What I mean by “biblical” is Old Testament, real wrath of God type stuff. Fire and brimstone coming down from the skies! Rivers and seas boiling! Forty years of darkness! Earthquakes, volcanoes! The dead rising from the grave! Human sacrifice, dogs and cats living together… mass hysteria!
But then I saw our mustachioed general manager, Doug Melvin, sitting in a club suite with a total poker face. For a while he was sitting next to league commissioner Bud Selig, who was looking confused, as usual. As the maniacal Cubs fans got rowdier with each Brewers miscue, I continued to check up with our leader — still no expression. At this point, we were only a few runs down.
On Wednesday night, at the top of the sixth, Parra gave up two singles and then gave up a triple to Ryan Theriot that drove in Dempster and Soriano. Another 6th inning dismantling. Second one in a row.
As Yost came out to send Parra to the dugout, I was walking through the club level thinking out loud, approaching another row of club suite doors. Doug Melvin steps out muttering something under his breath with some subtle disappointment written on his face. As he stepped out, I simultaneously asked myself, hardly paying attention to Melvin, “What the hell is going on?” To my surprise, Melvin responded without looking to see who asked the question: “I don’t know…”

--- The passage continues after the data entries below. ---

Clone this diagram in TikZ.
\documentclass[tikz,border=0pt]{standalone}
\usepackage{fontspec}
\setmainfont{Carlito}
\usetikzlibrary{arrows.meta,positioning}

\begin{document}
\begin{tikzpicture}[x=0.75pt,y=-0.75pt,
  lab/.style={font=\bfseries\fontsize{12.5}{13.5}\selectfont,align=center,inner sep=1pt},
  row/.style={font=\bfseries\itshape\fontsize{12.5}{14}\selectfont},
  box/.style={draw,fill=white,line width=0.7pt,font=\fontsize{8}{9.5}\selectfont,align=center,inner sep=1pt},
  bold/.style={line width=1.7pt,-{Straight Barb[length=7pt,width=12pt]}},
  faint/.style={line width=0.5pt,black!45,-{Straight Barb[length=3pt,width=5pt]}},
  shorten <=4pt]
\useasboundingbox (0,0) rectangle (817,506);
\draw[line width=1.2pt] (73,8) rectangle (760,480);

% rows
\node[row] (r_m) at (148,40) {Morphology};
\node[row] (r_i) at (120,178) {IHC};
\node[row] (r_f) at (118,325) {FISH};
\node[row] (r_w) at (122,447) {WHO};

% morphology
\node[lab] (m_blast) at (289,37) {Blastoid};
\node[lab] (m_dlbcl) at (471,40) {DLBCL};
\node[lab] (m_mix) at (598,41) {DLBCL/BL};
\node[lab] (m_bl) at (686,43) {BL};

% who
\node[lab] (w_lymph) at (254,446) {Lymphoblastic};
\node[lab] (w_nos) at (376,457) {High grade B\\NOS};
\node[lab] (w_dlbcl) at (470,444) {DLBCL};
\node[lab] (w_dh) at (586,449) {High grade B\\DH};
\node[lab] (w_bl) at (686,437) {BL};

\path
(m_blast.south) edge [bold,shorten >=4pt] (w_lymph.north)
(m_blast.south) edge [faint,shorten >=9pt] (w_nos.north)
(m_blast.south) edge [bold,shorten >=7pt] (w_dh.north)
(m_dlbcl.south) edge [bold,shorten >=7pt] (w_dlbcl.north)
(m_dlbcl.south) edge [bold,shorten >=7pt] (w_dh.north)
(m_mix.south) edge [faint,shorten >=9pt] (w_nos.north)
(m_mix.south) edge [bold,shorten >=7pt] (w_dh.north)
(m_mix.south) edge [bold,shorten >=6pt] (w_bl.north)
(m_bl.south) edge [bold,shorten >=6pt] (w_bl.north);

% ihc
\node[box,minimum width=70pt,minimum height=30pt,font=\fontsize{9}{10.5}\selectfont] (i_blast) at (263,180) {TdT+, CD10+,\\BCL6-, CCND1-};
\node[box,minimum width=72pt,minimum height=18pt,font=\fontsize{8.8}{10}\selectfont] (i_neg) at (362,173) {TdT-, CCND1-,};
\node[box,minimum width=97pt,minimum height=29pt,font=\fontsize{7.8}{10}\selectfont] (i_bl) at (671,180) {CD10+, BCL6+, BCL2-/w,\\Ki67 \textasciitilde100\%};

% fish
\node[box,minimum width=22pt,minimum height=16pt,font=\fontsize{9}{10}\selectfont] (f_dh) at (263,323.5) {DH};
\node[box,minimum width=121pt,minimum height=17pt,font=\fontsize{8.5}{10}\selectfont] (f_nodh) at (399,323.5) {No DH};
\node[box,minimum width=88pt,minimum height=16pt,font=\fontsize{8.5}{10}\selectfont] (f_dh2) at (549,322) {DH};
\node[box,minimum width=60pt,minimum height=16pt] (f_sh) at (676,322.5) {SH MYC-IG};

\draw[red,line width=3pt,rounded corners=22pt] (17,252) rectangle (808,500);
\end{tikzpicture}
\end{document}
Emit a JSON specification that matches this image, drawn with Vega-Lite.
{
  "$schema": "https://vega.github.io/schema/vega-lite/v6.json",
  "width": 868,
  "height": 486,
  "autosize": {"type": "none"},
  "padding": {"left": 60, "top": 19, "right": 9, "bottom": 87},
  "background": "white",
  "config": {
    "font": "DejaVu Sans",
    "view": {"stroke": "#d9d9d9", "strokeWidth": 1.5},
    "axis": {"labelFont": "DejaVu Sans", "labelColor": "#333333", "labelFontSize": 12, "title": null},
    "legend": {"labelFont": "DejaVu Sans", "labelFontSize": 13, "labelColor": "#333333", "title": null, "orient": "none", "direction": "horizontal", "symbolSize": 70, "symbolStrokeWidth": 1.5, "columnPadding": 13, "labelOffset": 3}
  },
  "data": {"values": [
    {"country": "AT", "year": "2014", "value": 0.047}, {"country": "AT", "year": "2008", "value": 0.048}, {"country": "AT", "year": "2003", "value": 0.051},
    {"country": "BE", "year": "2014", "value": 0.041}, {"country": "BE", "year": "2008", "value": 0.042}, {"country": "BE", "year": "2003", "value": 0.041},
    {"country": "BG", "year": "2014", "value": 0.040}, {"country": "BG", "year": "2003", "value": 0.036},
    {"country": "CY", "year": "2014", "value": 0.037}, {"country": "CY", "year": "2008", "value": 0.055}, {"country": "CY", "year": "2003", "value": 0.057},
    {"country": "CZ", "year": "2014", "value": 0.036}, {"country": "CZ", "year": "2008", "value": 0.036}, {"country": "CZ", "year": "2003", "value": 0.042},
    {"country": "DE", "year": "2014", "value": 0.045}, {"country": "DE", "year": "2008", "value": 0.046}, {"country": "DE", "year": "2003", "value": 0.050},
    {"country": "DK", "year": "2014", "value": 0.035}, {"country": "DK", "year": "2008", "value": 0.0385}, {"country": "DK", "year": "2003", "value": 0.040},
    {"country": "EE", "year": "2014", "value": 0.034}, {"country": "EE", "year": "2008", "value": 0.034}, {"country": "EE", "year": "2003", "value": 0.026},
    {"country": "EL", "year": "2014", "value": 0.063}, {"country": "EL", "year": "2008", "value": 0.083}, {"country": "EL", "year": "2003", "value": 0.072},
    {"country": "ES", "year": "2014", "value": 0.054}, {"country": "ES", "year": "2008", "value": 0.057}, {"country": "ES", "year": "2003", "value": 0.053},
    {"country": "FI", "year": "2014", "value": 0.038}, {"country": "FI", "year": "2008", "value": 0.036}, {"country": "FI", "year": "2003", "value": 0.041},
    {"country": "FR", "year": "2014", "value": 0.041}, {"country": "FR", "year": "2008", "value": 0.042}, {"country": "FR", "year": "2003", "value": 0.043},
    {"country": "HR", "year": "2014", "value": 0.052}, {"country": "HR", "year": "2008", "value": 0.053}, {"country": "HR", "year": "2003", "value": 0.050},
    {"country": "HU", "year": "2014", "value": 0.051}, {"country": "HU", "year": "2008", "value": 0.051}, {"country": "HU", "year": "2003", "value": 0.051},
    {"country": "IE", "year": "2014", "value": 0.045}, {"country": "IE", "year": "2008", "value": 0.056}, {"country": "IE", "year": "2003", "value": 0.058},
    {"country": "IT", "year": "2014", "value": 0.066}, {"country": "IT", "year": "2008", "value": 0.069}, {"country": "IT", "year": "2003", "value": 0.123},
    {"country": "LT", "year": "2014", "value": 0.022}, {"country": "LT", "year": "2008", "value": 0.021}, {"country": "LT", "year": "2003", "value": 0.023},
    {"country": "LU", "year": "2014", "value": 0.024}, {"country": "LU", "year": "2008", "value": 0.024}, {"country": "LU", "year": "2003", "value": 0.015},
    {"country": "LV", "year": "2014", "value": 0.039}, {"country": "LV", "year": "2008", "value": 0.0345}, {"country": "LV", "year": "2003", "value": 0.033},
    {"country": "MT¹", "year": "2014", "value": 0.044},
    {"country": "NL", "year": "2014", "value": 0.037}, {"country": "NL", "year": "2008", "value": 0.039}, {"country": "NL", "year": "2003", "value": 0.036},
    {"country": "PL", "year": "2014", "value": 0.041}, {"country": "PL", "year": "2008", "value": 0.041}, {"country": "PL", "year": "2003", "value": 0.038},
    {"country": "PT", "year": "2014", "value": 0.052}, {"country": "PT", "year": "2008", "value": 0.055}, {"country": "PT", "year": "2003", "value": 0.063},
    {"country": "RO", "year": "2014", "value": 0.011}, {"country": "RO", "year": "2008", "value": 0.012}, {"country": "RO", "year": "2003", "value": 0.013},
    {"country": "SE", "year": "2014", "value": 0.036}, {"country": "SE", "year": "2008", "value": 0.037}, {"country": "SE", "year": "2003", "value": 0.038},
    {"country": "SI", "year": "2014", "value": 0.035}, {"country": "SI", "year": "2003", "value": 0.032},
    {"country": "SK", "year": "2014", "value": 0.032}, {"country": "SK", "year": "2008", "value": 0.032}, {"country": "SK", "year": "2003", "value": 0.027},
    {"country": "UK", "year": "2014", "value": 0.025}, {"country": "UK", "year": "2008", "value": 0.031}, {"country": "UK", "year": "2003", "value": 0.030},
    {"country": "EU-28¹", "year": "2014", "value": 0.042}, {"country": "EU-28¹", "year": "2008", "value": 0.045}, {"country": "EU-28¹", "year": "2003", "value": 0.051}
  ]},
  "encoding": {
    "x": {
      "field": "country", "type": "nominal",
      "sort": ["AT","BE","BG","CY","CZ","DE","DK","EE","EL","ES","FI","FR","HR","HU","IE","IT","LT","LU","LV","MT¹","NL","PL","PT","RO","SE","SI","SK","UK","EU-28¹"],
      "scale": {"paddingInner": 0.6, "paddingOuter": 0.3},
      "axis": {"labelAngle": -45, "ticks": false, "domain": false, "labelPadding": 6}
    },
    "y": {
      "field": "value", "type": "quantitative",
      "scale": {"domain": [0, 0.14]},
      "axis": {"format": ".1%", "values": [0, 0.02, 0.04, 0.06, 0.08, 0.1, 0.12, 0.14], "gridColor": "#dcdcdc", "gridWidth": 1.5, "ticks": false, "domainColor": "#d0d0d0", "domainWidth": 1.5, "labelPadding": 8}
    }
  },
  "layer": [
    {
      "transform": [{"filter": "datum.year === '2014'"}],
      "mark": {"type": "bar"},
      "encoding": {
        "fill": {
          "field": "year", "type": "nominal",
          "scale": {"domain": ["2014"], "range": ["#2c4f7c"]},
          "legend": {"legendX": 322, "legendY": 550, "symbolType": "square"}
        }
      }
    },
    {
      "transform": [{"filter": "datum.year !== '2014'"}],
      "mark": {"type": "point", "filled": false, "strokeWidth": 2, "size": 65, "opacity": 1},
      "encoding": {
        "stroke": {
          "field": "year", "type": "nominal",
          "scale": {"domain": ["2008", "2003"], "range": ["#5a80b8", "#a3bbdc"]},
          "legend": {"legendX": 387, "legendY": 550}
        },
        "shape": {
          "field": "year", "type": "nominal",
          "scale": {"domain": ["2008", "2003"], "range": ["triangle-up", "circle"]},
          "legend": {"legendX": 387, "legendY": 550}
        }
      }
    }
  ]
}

The next day Miller Park was abuzz with the talk of the possible sweep. The legions of fans dressed in red and blue were as obnoxious as ever. Doug Melvin was in the same club suite as he was the past few days. This time I paid closer attention to his demeanor as the team he has craftily arranged was on the verge of another blow-out loss. He had a baby blue shirt with ivory-colored pants, silk socks, brown loafers, and a neatly trimmed ‘stache. He still had no expression on his face, but there was fire in his eyes.
I took the meaning behind his steely stare to stand for something: Don’t get mad. Get even.
Ed.— The trade rumor I tried to start — J.J. Hardy and Rickie Weeks for Miguel Tejada — apparently didn’t go through.